Gradually, however, the Palestinians shifted in the 1980s to a partitionist position of their own, in which they would accept the idea of two separate states, with a Palestinian state being created in the West Bank. Despite agitation from minor groups like the PFLP who remain staunchly republican, partitionism has now become the mainstream opinion among Palestinian political leaders.

However, the Israeli and Palestinian partitionisms are not the same position. To put it one way, the Israelis are pushing it for its own sake, while the Palestinians are pushing it purely as a reaction to the Israelis pushing it. From the Israeli partitionists’ perspective, the purpose of partition is to create two separate ethnically-defined states, one Jewish and one Palestinian. From the Palestinian partitionists’ perspective, the motivation behind partition is simply that no other position (like republicanism) has a chance of making any headway with Israelis in negotiations, and that the two states will simply be two states, with no ethnic ascription.
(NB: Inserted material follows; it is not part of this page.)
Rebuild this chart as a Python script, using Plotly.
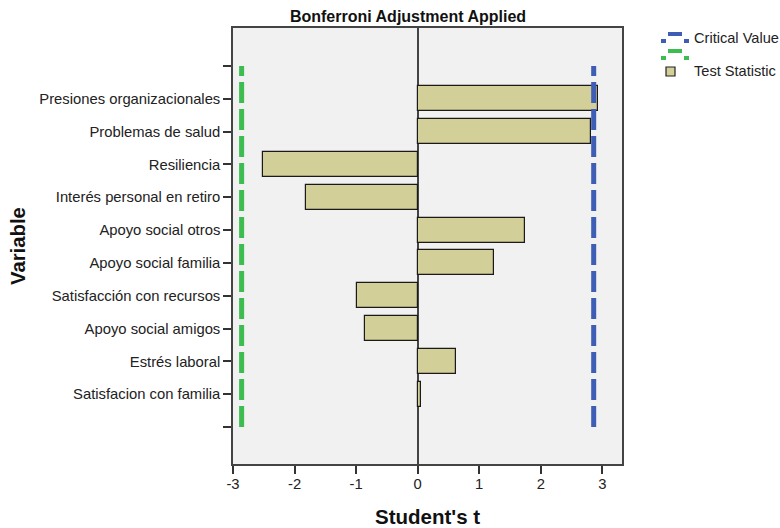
import plotly.graph_objects as go

# Variables tested and their t statistics
variables = [
    "Presiones organizacionales",
    "Problemas de salud",
    "Resiliencia",
    "Interés personal en retiro",
    "Apoyo social otros",
    "Apoyo social familia",
    "Satisfacción con recursos",
    "Apoyo social amigos",
    "Estrés laboral",
    "Satisfacion con familia",
]
test_statistic = [2.93, 2.81, -2.52, -1.82, 1.75, 1.24, -0.99, -0.85, 0.62, 0.05]
critical_value = 2.86
x_ticks = [-3, -2, -1, 0, 1, 2, 3]
x_tick_labels = ["-3", "-2", "-1", "0", "1", "2", "3"]

# Category slots: an empty slot above and below the variables
positions = list(range(1, len(variables) + 1))
tick_positions = [0] + positions + [len(variables) + 1]
tick_text = [""] + variables + [""]

FONT = "Liberation Sans, Arial, sans-serif"
BAR_FILL = "#d3cf98"
BLUE = "#3e5db5"
GREEN = "#3dbd4f"
TICK_SIZE = 14.8

W, H = 780, 528
L, R, T, B = 233, 158, 28, 64
PW, PH = W - L - R, H - T - B


def px(x):
    return (x - L) / PW


def py(y):
    return (H - B - y) / PH


fig = go.Figure()

fig.add_trace(go.Bar(
    x=test_statistic,
    y=positions,
    orientation="h",
    width=0.76,
    marker=dict(color=BAR_FILL, line=dict(color="#1a1a1a", width=1.2)),
    showlegend=False,
    name="Test Statistic",
))

# Critical value lines, drawn bottom to top so the dash pattern starts at the bottom
span = [tick_positions[-1], tick_positions[0]]
fig.add_trace(go.Scatter(
    x=[critical_value, critical_value], y=span, mode="lines",
    line=dict(color=BLUE, width=5, dash="21px,6px"),
    showlegend=False, name="Critical Value",
))
fig.add_trace(go.Scatter(
    x=[-critical_value, -critical_value], y=span, mode="lines",
    line=dict(color=GREEN, width=5, dash="21px,6px"),
    showlegend=False, name="Critical Value (lower)",
))

# Hand-drawn legend keys
shapes = []


def key_rect(x0, x1, y0, y1, fill, line_color=None, lw=0):
    shapes.append(dict(
        type="rect", xref="paper", yref="paper",
        x0=px(x0), x1=px(x1), y0=py(y1), y1=py(y0),
        fillcolor=fill, line=dict(color=line_color or fill, width=lw),
        layer="above",
    ))


for color, top in ((BLUE, 32), (GREEN, 49)):
    key_rect(661, 666, top + 7, top + 11, color)
    key_rect(668, 682, top, top + 4, color)
    key_rect(684, 689, top + 7, top + 11, color)
key_rect(666, 675, 67, 76, BAR_FILL, "#222222", 1.2)

annotations = [
    dict(text="Critical Value", x=px(692), y=py(38), xref="paper", yref="paper",
         xanchor="left", yanchor="middle", showarrow=False,
         font=dict(family=FONT, size=14.6, color="#222222")),
    dict(text="Test Statistic", x=px(692), y=py(71), xref="paper", yref="paper",
         xanchor="left", yanchor="middle", showarrow=False,
         font=dict(family=FONT, size=14.6, color="#222222")),
    dict(text="<b>Variable</b>", x=px(18), y=0.5, xref="paper", yref="paper",
         xanchor="center", yanchor="middle", textangle=-90, showarrow=False,
         font=dict(family=FONT, size=20.3, color="#111111")),
    dict(text="<b>Student's t</b>", x=0.5, y=py(516), xref="paper", yref="paper",
         xanchor="center", yanchor="middle", showarrow=False,
         font=dict(family=FONT, size=20.5, color="#111111")),
]

fig.update_layout(
    width=W, height=H,
    margin=dict(l=L, r=R, t=T, b=B, pad=0),
    paper_bgcolor="white",
    plot_bgcolor="#f0f1f0",
    font=dict(family=FONT, size=TICK_SIZE, color="#222222"),
    title=dict(text="<b>Bonferroni Adjustment Applied</b>", x=408 / W, y=1 - 16 / H,
               xanchor="center", yanchor="middle",
               font=dict(family=FONT, size=16, color="#111111")),
    shapes=shapes,
    annotations=annotations,
    bargap=0,
)

fig.update_xaxes(
    range=[-3, 3.32],
    tickvals=x_ticks,
    ticktext=x_tick_labels,
    ticks="outside", ticklen=8, tickwidth=1.5, tickcolor="#333333",
    ticklabelstandoff=-3,
    showgrid=False,
    zeroline=True, zerolinecolor="#444444", zerolinewidth=1.5,
    showline=True, linecolor="#444444", linewidth=1.5, mirror=True,
    tickfont=dict(family=FONT, size=TICK_SIZE, color="#222222"),
)
fig.update_yaxes(
    range=[12.13, -1.16],
    tickvals=tick_positions,
    ticktext=tick_text,
    ticks="outside", ticklen=8, tickwidth=1.5, tickcolor="#333333",
    showgrid=False, zeroline=False,
    showline=True, linecolor="#444444", linewidth=1.5, mirror=True,
    tickfont=dict(family=FONT, size=TICK_SIZE, color="#222222"),
)

fig.write_html("out.html")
This is why the whole question of Palestine “recognising Israel’s right to exist as a Jewish state”, i.e. Israel’s supposed “right” to have a Jewish demographic majority.

We can say the conflict is just about how exactly land should be divided all we want. And to a large degree, it is. But that ignores the question of precisely who we’re dividing the land between. Only the Israelis say the division is between “two peoples”, the Palestinians just see two states.